The court below decided that the land described in that deed is the identical land described in the petition, although the land included in this petition is almost seven times as great in area as the land set forth in the deed. It based its decision upon the proposition of law that where there is a difference between the area of a tract of land and the natural boundaries thereof, the latter must govern.

In order to determine whether the result arrived at by the court below was or was not correct, it becomes necessary to examine with some care the evidence of these two witnesses. One of them, Juan Daluson, gave the names of the adjoining owners at the time when the Government grant was made and at the present time. This witness did not state upon which side of the land any one of these adjoining owners lived. He did not mention in his testimony the water course Pasig, which, according to said deed bounds the land upon the west and forms a part of its southern boundary.

The other witness, Cesareo Tolentino, gave he names of some of the adjoining owners and indicated upon which side of the land in question they had lives or are now living. He mentioned the name of Filomeno Pamintuan, which is found in the Government deed, but he said that he was an adjoining owner toward the south. He did not mention by name the water course Pasig; nor did he mention the lands in Angeles and in Mabalacat, which, according to the plan attached to the petition, form more than one-third of the boundary of the tract sought to be registered. After giving the names of several adjoining owners he was asked who were the others. and he answered that all the others were in the jurisdiction of Porac and that he did not know the boundaries of that part of the land. This statement becomes most significant when it is observed that according to the Government deed the entire western boundary and part of the southern boundary is the same district of Porac. Another significant statement if this witness was to the effect that the land of Pamintuan is almost entire surrounded by a canal. An examination of the map attached to the petition will show that if the 92 hectares described in the Government deed are situated, as we believe they are, in the extreme eastern end of the land sought to be registered, this statement would be partially true. According to that plan, while there are water courses upon the northeast and southeast of the land, there is no indication of any water course toward the west of the land, which seems to be three-quarters of the whole.

It also appears from the testimony of this two witnesses that all of the persons whom they name as former or present owners of adjoining land, with one exception, lived to the east and southeast of this land, and as to more than three-fifths of the land described in the plan they name no adjoining owners at all.

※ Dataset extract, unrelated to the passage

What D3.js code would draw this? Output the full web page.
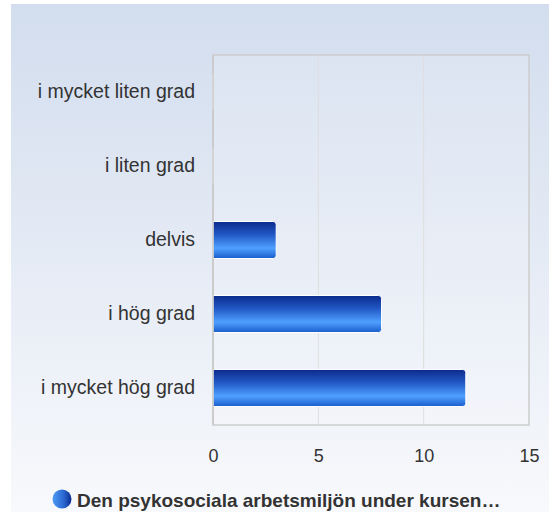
<!DOCTYPE html>
<html>
<head>
<meta charset="utf-8">
<script src="https://cdn.jsdelivr.net/npm/d3@7"></script>
<style>
  body { margin: 0; background: #fff; }
  text { font-family: "Liberation Sans", Arial, sans-serif; }
</style>
</head>
<body>
<div id="chart"></div>
<script>
let categories = ["i mycket liten grad", "i liten grad", "delvis", "i hög grad", "i mycket hög grad"];
let values = [0, 0, 3, 8, 12];
let xTicks = [0, 5, 10, 15];
let seriesName = "Den psykosociala arbetsmiljön under kursen…";

let width = 549, height = 512;
let margin = {top: 55, left: 213};
let plot_w = 529 - margin.left;
let plot_h = 425 - margin.top;

let svg = d3.select("#chart")
            .append("svg")
            .attr("width", width)
            .attr("height", height);

let defs = svg.append("defs");
let bg = defs.append("linearGradient").attr("id", "bg")
             .attr("x1", 0).attr("y1", 0).attr("x2", 0).attr("y2", 1);
bg.append("stop").attr("offset", "0%").attr("stop-color", "#d2ddee");
bg.append("stop").attr("offset", "100%").attr("stop-color", "#f8f9fc");

let barGrad = defs.append("linearGradient").attr("id", "barGrad")
                  .attr("x1", 0).attr("y1", 0).attr("x2", 0).attr("y2", 1);
barGrad.append("stop").attr("offset", "0%").attr("stop-color", "#0b2a8c");
barGrad.append("stop").attr("offset", "35%").attr("stop-color", "#2157c4");
barGrad.append("stop").attr("offset", "72%").attr("stop-color", "#4fa0ff");
barGrad.append("stop").attr("offset", "100%").attr("stop-color", "#1a5ccc");

let dotGrad = defs.append("linearGradient").attr("id", "dotGrad")
                  .attr("x1", 0).attr("y1", 0).attr("x2", 1).attr("y2", 0);
dotGrad.append("stop").attr("offset", "0%").attr("stop-color", "#4d9cf5");
dotGrad.append("stop").attr("offset", "60%").attr("stop-color", "#2a66d0");
dotGrad.append("stop").attr("offset", "100%").attr("stop-color", "#0b2a8c");

// background
svg.append("rect")
   .attr("x", 11).attr("y", 4)
   .attr("width", width - 11).attr("height", height - 4)
   .attr("fill", "url(#bg)");

let g = svg.append("g")
           .attr("transform", "translate(" + margin.left + "," + margin.top + ")");

let x = d3.scaleLinear()
          .domain([0, 15])
          .range([0, plot_w]);

let y = d3.scaleBand()
          .domain(categories)
          .range([0, plot_h])
          .paddingInner(0.5)
          .paddingOuter(0.25);

// plot area
g.append("rect")
 .attr("width", plot_w).attr("height", plot_h)
 .attr("fill", "#ffffff").attr("fill-opacity", 0.15)
 .attr("stroke", "#cccccc").attr("stroke-width", 1.5);

// gridlines
g.selectAll(".grid")
 .data(xTicks.slice(1, -1))
 .enter().append("line")
 .attr("x1", d => x(d)).attr("x2", d => x(d))
 .attr("y1", 0).attr("y2", plot_h)
 .attr("stroke", "#dedede").attr("stroke-width", 1);

// x tick labels
let xAxis = g.append("g")
             .attr("transform", "translate(0," + plot_h + ")")
             .call(d3.axisBottom(x).tickValues(xTicks).tickSize(0).tickPadding(24));
xAxis.select(".domain").remove();
xAxis.selectAll("text")
     .style("font-size", "18px")
     .attr("fill", "#333333");

// y labels
let yAxis = g.append("g")
             .call(d3.axisLeft(y).tickSize(0).tickPadding(18));
yAxis.select(".domain").remove();
yAxis.selectAll("text")
     .style("font-size", "19.5px")
     .attr("fill", "#333333");

// bars, rounded on the right end
let r = 3;
function barPath(d) {
  let y0 = y(d.cat), h = y.bandwidth(), w = x(d.val);
  if (w <= r) return "M0," + y0 + "h" + w + "v" + h + "h" + (-w) + "Z";
  return "M0," + y0 + "H" + (w - r) +
         "Q" + w + "," + y0 + " " + w + "," + (y0 + r) +
         "V" + (y0 + h - r) +
         "Q" + w + "," + (y0 + h) + " " + (w - r) + "," + (y0 + h) +
         "H0Z";
}
g.selectAll(".bar")
 .data(categories.map((c, i) => ({cat: c, val: values[i]})))
 .enter().append("path")
 .attr("class", "bar")
 .attr("d", barPath)
 .attr("fill", "url(#barGrad)")
 .attr("stroke", "#ffffff")
 .attr("stroke-width", 1);

// left axis line
g.append("line")
 .attr("x1", 0).attr("x2", 0)
 .attr("y1", 0).attr("y2", plot_h)
 .attr("stroke", "#c8c8c8").attr("stroke-width", 1.5);

// legend
let legend = svg.append("g").attr("transform", "translate(62,499)");
legend.append("circle")
      .attr("r", 9.5)
      .attr("fill", "url(#dotGrad)");
legend.append("text")
      .attr("x", 15)
      .attr("y", 7.5)
      .style("font-size", "19px")
      .style("font-weight", "bold")
      .attr("fill", "#333333")
      .text(seriesName);
</script>
</body>
</html>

The last witness, Tolentino was the person who served as a guide for the surveyor who made the plan above mentioned in 1903, and was the person who pointed out the boundaries to him. It is apparent from his own testimony, as has been said above, that he did not know anything about the boundaries of a large portion of the land, and was, therefore, not a competent person to give any information thereon.

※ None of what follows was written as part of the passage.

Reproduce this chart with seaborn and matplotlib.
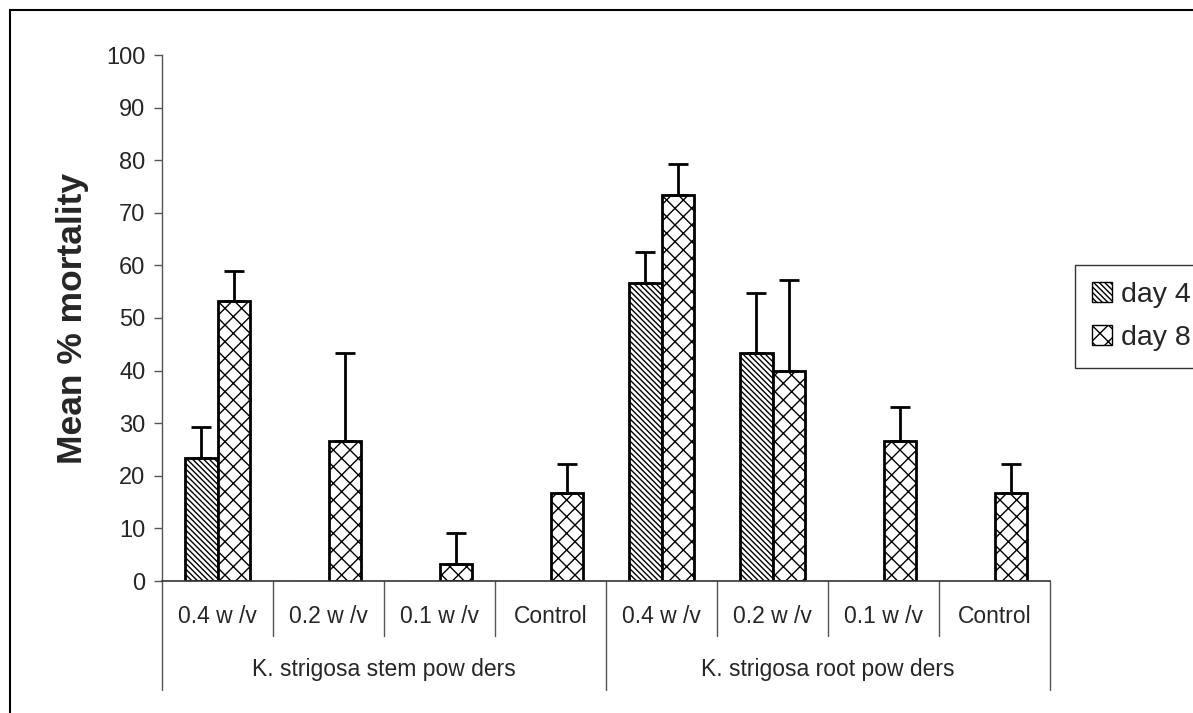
import numpy as np
import pandas as pd
import seaborn as sns
from matplotlib import pyplot as plt
from matplotlib.patches import Patch, Rectangle

# data
doses = ["0.4 w /v", "0.2 w /v", "0.1 w /v", "Control"]
groups = ["K. strigosa stem pow ders", "K. strigosa root pow ders"]
days = ["day 4", "day 8"]
day4_mean = [23.3, 0, 0, 0, 56.7, 43.3, 0, 0]
day4_err = [6.0, 0, 0, 0, 5.8, 11.5, 0, 0]
day8_mean = [53.3, 26.7, 3.3, 16.7, 73.3, 40.0, 26.7, 16.7]
day8_err = [5.7, 16.7, 5.8, 5.6, 6.0, 17.3, 6.3, 5.6]
yticks = list(range(0, 101, 10))

sns.set_style("white")
plt.rcParams['font.family'] = ['Liberation Sans', 'DejaVu Sans']
plt.rcParams['hatch.linewidth'] = 1.0

slots = [f"{g.split()[2]}|{d}" for g in groups for d in doses]
df = pd.DataFrame({
    "slot": slots * 2,
    "day": [days[0]] * len(slots) + [days[1]] * len(slots),
    "mean": day4_mean + day8_mean,
    "err": day4_err + day8_err,
})

fig = plt.figure(figsize=(11.93, 7.13), dpi=100)
ax = fig.add_axes([162 / 1193, 1 - 581 / 713, 888 / 1193, 526 / 713])

sns.barplot(data=df, x="slot", y="mean", hue="day", order=slots, hue_order=days,
            palette=["white", "white"], edgecolor="black", linewidth=2,
            width=0.58, errorbar=None, legend=False, ax=ax)

hatches = {days[0]: "\\\\\\\\\\\\", days[1]: "xx"}
n = len(slots)
for i, bar in enumerate(ax.patches[:2 * n]):
    day = days[i // n]
    bar.set_hatch(hatches[day])
    if bar.get_height() == 0:
        bar.set_hatch(None)
        bar.set_edgecolor("#888888")
        bar.set_linewidth(1)
    err = df["err"].iloc[i]
    if err > 0:
        xc = bar.get_x() + bar.get_width() / 2
        ax.errorbar(xc, bar.get_height(), yerr=[[0], [err]], fmt="none",
                    ecolor="black", elinewidth=2, capsize=7, capthick=2, zorder=1)

ax.set_xlim(-0.5, n - 0.5)
ax.set_ylim(0, 100)
ax.set_yticks(yticks)
ax.tick_params(axis="y", labelsize=17, length=6, width=1, color="#555555",
               left=True, pad=6)
ax.set_xticks([])
ax.set_xlabel("")
ax.set_ylabel("Mean % mortality", fontsize=25.5, fontweight="bold", labelpad=12)
sns.despine(ax=ax)
ax.spines["left"].set_color("#555555")
ax.spines["bottom"].set_color("#333333")
ax.spines["left"].set_linewidth(1)
ax.spines["bottom"].set_linewidth(1.2)

# two-level category axis
trans = ax.get_xaxis_transform()
for k in range(n + 1):
    x = k - 0.5
    low = -0.207 if k % 4 == 0 else -0.105
    ax.plot([x, x], [0, low], color="#555555", lw=1, transform=trans, clip_on=False)
for k in range(n):
    ax.text(k, -0.068, doses[k % 4], transform=trans, ha="center", va="center",
            fontsize=16.5)
for g, name in enumerate(groups):
    ax.text(g * 4 + 1.5, -0.168, name, transform=trans, ha="center", va="center",
            fontsize=16.5)

handles = [Patch(facecolor="white", edgecolor="black", hatch=hatches[d], label=d)
           for d in days]
fig.legend(handles=handles, loc="upper left",
           bbox_to_anchor=(1075 / 1193, 1 - 265 / 713), fontsize=20.5,
           frameon=True, fancybox=False, edgecolor="black", handlelength=0.7,
           handleheight=0.7, handletextpad=0.3, borderpad=0.6, labelspacing=0.6,
           borderaxespad=0)

# outer chart border (clipped at the right and bottom edges)
fig.add_artist(Rectangle((10 / 1193, -0.1), 2, 1 - 10 / 713 + 0.1, fill=False,
                         lw=1.5, edgecolor="black", transform=fig.transFigure))

plt.savefig("out.png", dpi=100)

It is true that those witnesses were asked if the boundaries of the land at the time the deed was given were the same as the present boundaries and that to this question they answered "yes" but this answer can not prevail against the testimony which they had before given in detail and which showed conclusively that they did not know, or a least did not give the boundaries of more than a very small portion of the land described in the petition.

While the proposition of the law laid down by the court below may be true to the effect that natural boundaries will, prevail over area, yet when the land sought to be registered is almost seven times as much as that described in the deed, the evidence as to natural boundaries must be very clear and convincing before the rule can be applied. No such evidence was given in this case, and the judgment of the court below can not stand.

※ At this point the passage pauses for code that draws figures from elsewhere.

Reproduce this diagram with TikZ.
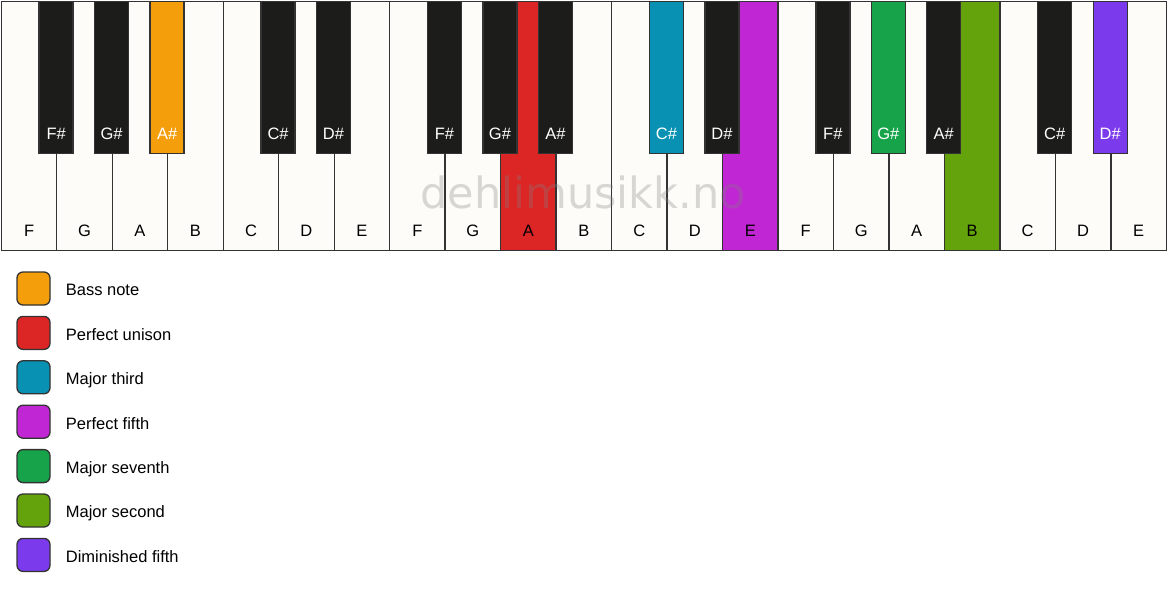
\documentclass[tikz,border=0pt]{standalone}
\usepackage{fontspec}
\setmainfont{Liberation Sans}
\newfontfamily\markfont{DejaVu Sans}
\usetikzlibrary{positioning}
\definecolor{keyline}{HTML}{333333}
\definecolor{ivory}{HTML}{FDFCF8}
\definecolor{ebony}{HTML}{1C1C1A}
\definecolor{bassc}{HTML}{F59E0B}
\definecolor{unisonc}{HTML}{DC2626}
\definecolor{thirdc}{HTML}{0891B2}
\definecolor{fifthc}{HTML}{C026D3}
\definecolor{seventhc}{HTML}{16A34A}
\definecolor{secondc}{HTML}{65A30D}
\definecolor{dimc}{HTML}{7C3AED}
\newcommand{\keyw}{55.48}
\tikzset{
  whitekey/.style={draw=keyline, line width=1.3pt, minimum width=55.48pt,
    minimum height=249.35pt, inner sep=0pt, anchor=north west},
  blackkey/.style={draw=keyline, line width=1.3pt, minimum width=34pt,
    minimum height=152.35pt, inner sep=0pt, anchor=north},
  swatch/.style={draw=keyline, line width=1.3pt, rounded corners=6pt,
    minimum size=33pt, inner sep=0pt},
  keyfont/.style={font=\fontsize{16.5}{19}\selectfont},
  wlabel/.style={keyfont, text=black, inner sep=0pt},
  blabel/.style={keyfont, text=white, inner sep=0pt},
  legtext/.style={keyfont, text=black, inner sep=0pt, anchor=west,
    text height=11.8pt, text depth=0pt},
}
\begin{document}
\begin{tikzpicture}[x=1pt,y=-1pt]
  \useasboundingbox (0,0) rectangle (1167,594);
  % white keys
  \foreach \n/\c [count=\i from 0] in {F/ivory,G/ivory,A/ivory,B/ivory,C/ivory,D/ivory,E/ivory,
      F/ivory,G/ivory,A/unisonc,B/ivory,C/ivory,D/ivory,E/fifthc,
      F/ivory,G/ivory,A/ivory,B/secondc,C/ivory,D/ivory,E/ivory} {
    \node[whitekey, fill=\c] (w\i) at (\i*\keyw+0.65, 0.65) {};
    \node[wlabel] (wl\i) at ([yshift=20pt]w\i.south) {\n};
  }
  % black keys, centred on the key boundaries
  \foreach \j/\n/\c in {1/F/ebony,2/G/ebony,3/A/bassc,5/C/ebony,6/D/ebony,
      8/F/ebony,9/G/ebony,10/A/ebony,12/C/thirdc,13/D/ebony,
      15/F/ebony,16/G/seventhc,17/A/ebony,19/C/ebony,20/D/dimc} {
    \node[blackkey, fill=\c] (b\j) at (\j*\keyw+0.65, 0.65) {};
    \node[blabel] (bl\j) at ([yshift=20pt]b\j.south) {\n\#};
  }
  % watermark
  \node[font=\markfont\fontsize{43}{50}\selectfont, text=gray, text opacity=0.3,
    inner sep=0pt, anchor=base] (mark) at (583,208) {dehlimusikk.no};
  % legend
  \foreach \c/\t [count=\k] in {bassc/Bass note, unisonc/Perfect unison,
      thirdc/Major third, fifthc/Perfect fifth, seventhc/Major seventh,
      secondc/Major second, dimc/Diminished fifth} {
    \node[swatch, fill=\c] (s\k) at (33.5, 244.1+44.4*\k) {};
    \node[legtext, right=15pt of s\k, yshift=-1.5pt] (t\k) {\t};
  }
\end{tikzpicture}
\end{document}
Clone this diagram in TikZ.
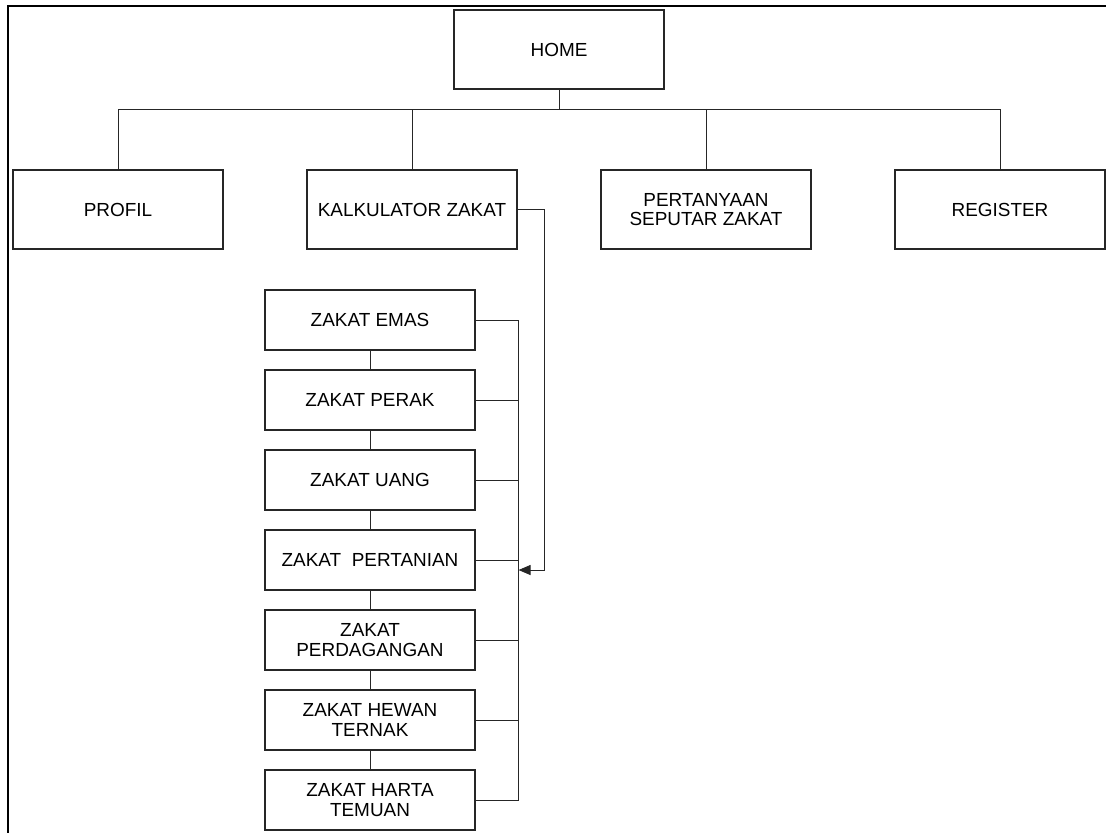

It seems apparent, however, that the petitioners are the owners of a tract of land in the eastern and southeastern part of the land described in their plan, about 92 hectares in extent, and upon proof of boundaries of this tract they would be entitled to have it registered.

The judgment of the court below is reversed, and the case is remanded to the court for further proceedings therein, and without prejudice to the right of the petitioners to present an amended petition, accompanied by a new plan, and to have a new trial upon the questions raised by the new petition. No costs will be allowed to either party in this court. So ordered.

Arellano, C.J., Torres, Johnson, and Tracey, JJ., concur.